The Delhi Urban Platform
invites you to
Made in Delhi : Post-1947 Cultural Institutions
http://delhiurbanplatform.org/2011/04/made-in-delhi-post-1947-cultural-institutions/
Speakers:
Ashok Vajpeyi, Hindi poet, critic, cultural administrator; Currently, Chairman,Lalit Kala Akademi, Delhi
Kaushik Bhaumik, Historian and Senior Vice-President, The Film House, Osian’s
Vidya Shivadas, Art Critic and Curator, Vadhera Gallery, Delhi
Ram Rahman, Architect and Photographer
Ravi Vasudevan, Film Historian, CSDS/SARAI, Chair & Discussant
Date : 13th April, 2011 Time :4:30-6:30 pm
Venue: Seminar Room, CSDS, 29 Rajpur Road, New Delhi
This panel will interrogate an important aspect of Delhi’s identity as a hosting site for a national imaginary about culture as it emerges, post-1947, via the realms of policy pertaining to language/literature, the arts, media and higher education. Arguably, these domains were key to the articulation of an official vision through which the divergent logics of democracy, development and regional interests could be reconciled into manageable equations within the national-federal space.
And yet for all its centrality within the Nehruvian imagination, the making of cultural policy has proceeded without significant debate, in largely ‘commonsensical’, un-reflexive ways, while the field has remained somewhat stigmatized within the social sciences and the newer inter-disciplinary fields.
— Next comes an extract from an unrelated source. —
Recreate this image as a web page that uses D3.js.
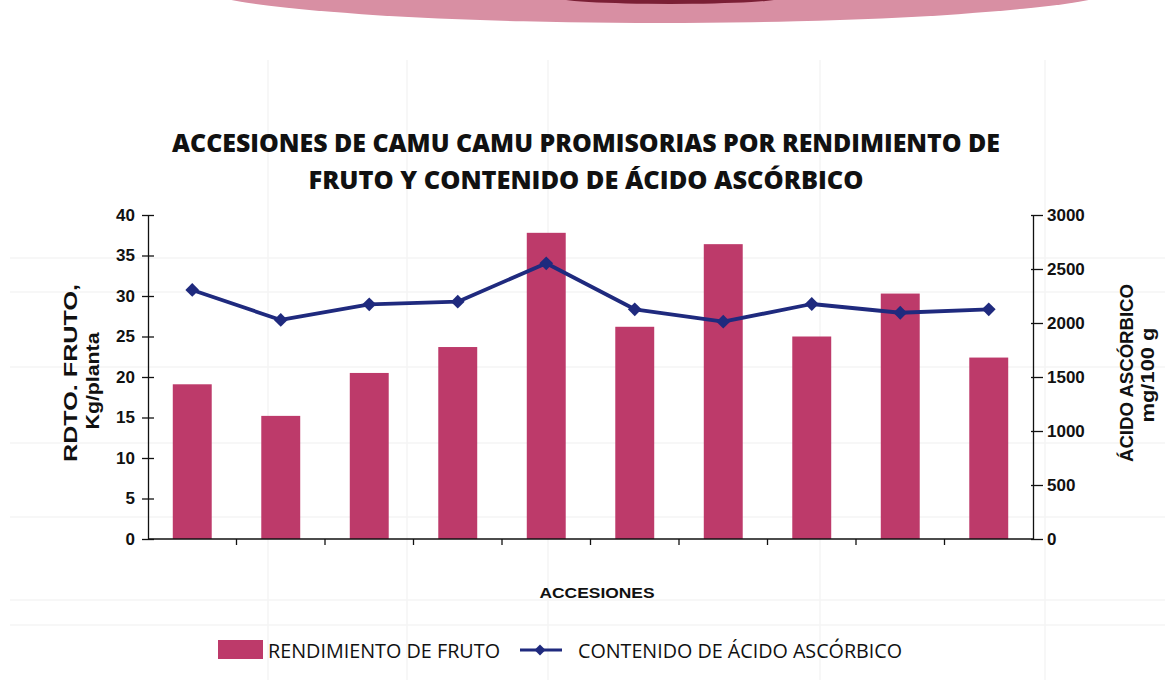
<!DOCTYPE html>
<html>
<head>
<meta charset="utf-8">
<script src="https://cdn.jsdelivr.net/npm/d3@7"></script>
<style>
  html, body { margin: 0; padding: 0; background: #fff; }
  svg { display: block; }
</style>
</head>
<body>
<svg id="chart" width="1173" height="689"></svg>
<script>
// ---- data ----
const categories = ["1", "2", "3", "4", "5", "6", "7", "8", "9", "10"];
const rendimiento = [19.1, 15.2, 20.5, 23.7, 37.8, 26.2, 36.4, 25.0, 30.3, 22.4];
const acidoAscorbico = [2306, 2028, 2173, 2197, 2553, 2127, 2012, 2176, 2095, 2127];
const leftTicks = [0, 5, 10, 15, 20, 25, 30, 35, 40];
const rightTicks = [0, 500, 1000, 1500, 2000, 2500, 3000];
const titleLines = ["ACCESIONES DE CAMU CAMU PROMISORIAS POR RENDIMIENTO DE", "FRUTO Y CONTENIDO DE ÁCIDO ASCÓRBICO"];
const legendLabels = ["RENDIMIENTO DE FRUTO", "CONTENIDO DE ÁCIDO ASCÓRBICO"];

// ---- layout ----
const svg = d3.select("#chart");
const plot = { left: 148, right: 1033, top: 215, bottom: 539 };
const barColor = "#bd3a6a";
const lineColor = "#1f2a7e";

// decorative pink arc at the top
svg.append("ellipse").attr("cx", 660).attr("cy", -16).attr("rx", 470).attr("ry", 39).attr("fill", "#d88fa3");
svg.append("ellipse").attr("cx", 670).attr("cy", -3).attr("rx", 115).attr("ry", 7).attr("fill", "#7a1f35");

// faint background grid (paper texture)
const faint = svg.append("g").attr("stroke", "#f5f5f5").attr("stroke-width", 1.5);
[258, 292, 367, 443, 517, 600, 625].forEach(y => faint.append("line").attr("x1", 10).attr("x2", 1165).attr("y1", y).attr("y2", y));
[268, 407, 548, 820, 1045].forEach(x => faint.append("line").attr("x1", x).attr("x2", x).attr("y1", 60).attr("y2", 680));

const x = d3.scaleBand().domain(categories).range([plot.left, plot.right]).paddingInner(0.56).paddingOuter(0.28);
const xOuter = d3.scaleBand().domain(categories).range([plot.left, plot.right]);
const yL = d3.scaleLinear().domain([0, 40]).range([plot.bottom, plot.top]);
const yR = d3.scaleLinear().domain([0, 3000]).range([plot.bottom, plot.top]);

// bars
svg.append("g").selectAll("rect").data(categories).join("rect")
  .attr("x", d => x(d))
  .attr("width", x.bandwidth())
  .attr("y", (d, i) => yL(rendimiento[i]))
  .attr("height", (d, i) => yL(0) - yL(rendimiento[i]))
  .attr("fill", barColor);

// axes
const tickFont = "Liberation Sans, Arial, sans-serif";
const gL = svg.append("g").attr("transform", `translate(${plot.left},0)`)
  .call(d3.axisLeft(yL).tickValues(leftTicks).tickSize(6).tickSizeOuter(0).tickPadding(7));
gL.selectAll(".tick line").attr("x2", 6).attr("x1", -6);

const gR = svg.append("g").attr("transform", `translate(${plot.right},0)`)
  .call(d3.axisRight(yR).tickValues(rightTicks).tickFormat(d3.format("d")).tickSize(10).tickSizeOuter(0).tickPadding(4));
gR.selectAll(".tick line").attr("x1", -2).attr("x2", 10);

const gX = svg.append("g").attr("transform", `translate(0,${plot.bottom})`)
  .call(d3.axisBottom(x).tickValues([]).tickSizeOuter(0));
gX.select(".domain").attr("d", `M${plot.left},0H${plot.right}`);
gX.selectAll(".bt").data(categories.slice(1)).join("line")
  .attr("x1", d => xOuter(d)).attr("x2", d => xOuter(d))
  .attr("y1", 0).attr("y2", 6).attr("stroke", "#111");

[gL, gR, gX].forEach(g => {
  g.selectAll(".domain").attr("stroke", "#111").attr("stroke-width", 1.3);
  g.selectAll("line").attr("stroke", "#111").attr("stroke-width", 1.3);
  g.selectAll("text").attr("font-family", tickFont).attr("font-weight", "bold").attr("font-size", 17).attr("fill", "#111");
});

// line
const cx = i => xOuter(categories[i]) + xOuter.bandwidth() / 2;
const line = d3.line().x((d, i) => cx(i)).y(d => yR(d));
svg.append("path").datum(acidoAscorbico).attr("d", line)
  .attr("fill", "none").attr("stroke", lineColor).attr("stroke-width", 3.8).attr("stroke-linejoin", "round");
svg.append("g").selectAll("path").data(acidoAscorbico).join("path")
  .attr("d", d3.symbol(d3.symbolSquare, 95))
  .attr("transform", (d, i) => `translate(${cx(i)},${yR(d)}) rotate(45)`)
  .attr("fill", lineColor);

// title
const titleFont = "Open Sans, Lato, sans-serif";
svg.append("text").attr("x", 586).attr("y", 152).attr("text-anchor", "middle")
  .attr("font-family", titleFont).attr("font-weight", 800).attr("font-size", 25).attr("fill", "#111")
  .attr("textLength", 828).attr("lengthAdjust", "spacingAndGlyphs").text(titleLines[0]);
svg.append("text").attr("x", 586).attr("y", 189).attr("text-anchor", "middle")
  .attr("font-family", titleFont).attr("font-weight", 800).attr("font-size", 25).attr("fill", "#111")
  .attr("textLength", 555).attr("lengthAdjust", "spacingAndGlyphs").text(titleLines[1]);

// axis titles
const axTitle = (xPos, yPos, txt, len) => svg.append("text")
  .attr("transform", `translate(${xPos},${yPos}) rotate(-90)`).attr("text-anchor", "middle")
  .attr("font-family", tickFont).attr("font-weight", "bold").attr("font-size", 19).attr("fill", "#111")
  .attr("textLength", len).attr("lengthAdjust", "spacingAndGlyphs").text(txt);
axTitle(77, 373, "RDTO. FRUTO,", 178);
axTitle(99, 381, "Kg/planta", 97);
axTitle(1133, 373, "ÁCIDO ASCÓRBICO", 178);
axTitle(1154, 375, "mg/100 g", 95);

svg.append("text").attr("x", 597).attr("y", 598).attr("text-anchor", "middle")
  .attr("font-family", tickFont).attr("font-weight", "bold").attr("font-size", 15).attr("fill", "#111")
  .attr("textLength", 115).attr("lengthAdjust", "spacingAndGlyphs").text("ACCESIONES");

// legend
const legFont = "Open Sans, sans-serif";
svg.append("rect").attr("x", 218).attr("y", 640).attr("width", 45).attr("height", 19).attr("fill", barColor);
svg.append("text").attr("x", 268).attr("y", 658).attr("font-family", legFont).attr("font-size", 20).attr("fill", "#111")
  .attr("textLength", 232).attr("lengthAdjust", "spacingAndGlyphs").text(legendLabels[0]);
svg.append("line").attr("x1", 520).attr("x2", 562).attr("y1", 650).attr("y2", 650).attr("stroke", lineColor).attr("stroke-width", 3);
svg.append("path").attr("d", d3.symbol(d3.symbolSquare, 60)).attr("transform", "translate(540,650) rotate(45)").attr("fill", lineColor);
svg.append("text").attr("x", 578).attr("y", 658).attr("font-family", legFont).attr("font-size", 20).attr("fill", "#111")
  .attr("textLength", 324).attr("lengthAdjust", "spacingAndGlyphs").text(legendLabels[1]);
</script>
</body>
</html>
Seeking to move away from a facile view of policy as ‘mere’ application, this discussion will focus on the ways in which Delhi’s urban identity as a modern city has lent itself or, in turn, has been derived from its historic role as a space of mediation over key cultural and political issues.
An enduring part of Delhi’s legacy to the nation, the making of cultural policy and its institutional elaboration in/via the national capital defined categories and mechanisms through which social hierarchies and regional differences were negotiated and linked to structures of patronage that would impinge on cultural and intellectual production. The location of these processes in Delhi has thus resonated profoundly in spaces far beyond the capital’s city limits.
Highlighting the elemental links between cultural policy interventions and the making of institutional cultures in the decades after 1947, or their remaking, both, post-Emergency and after liberalisation, our panelists will thus seek to explore possible continuities between the rationale and rhetoric of key policy junctures/documents/ statements, institutional forms and ongoing processes of democratization and marginalization.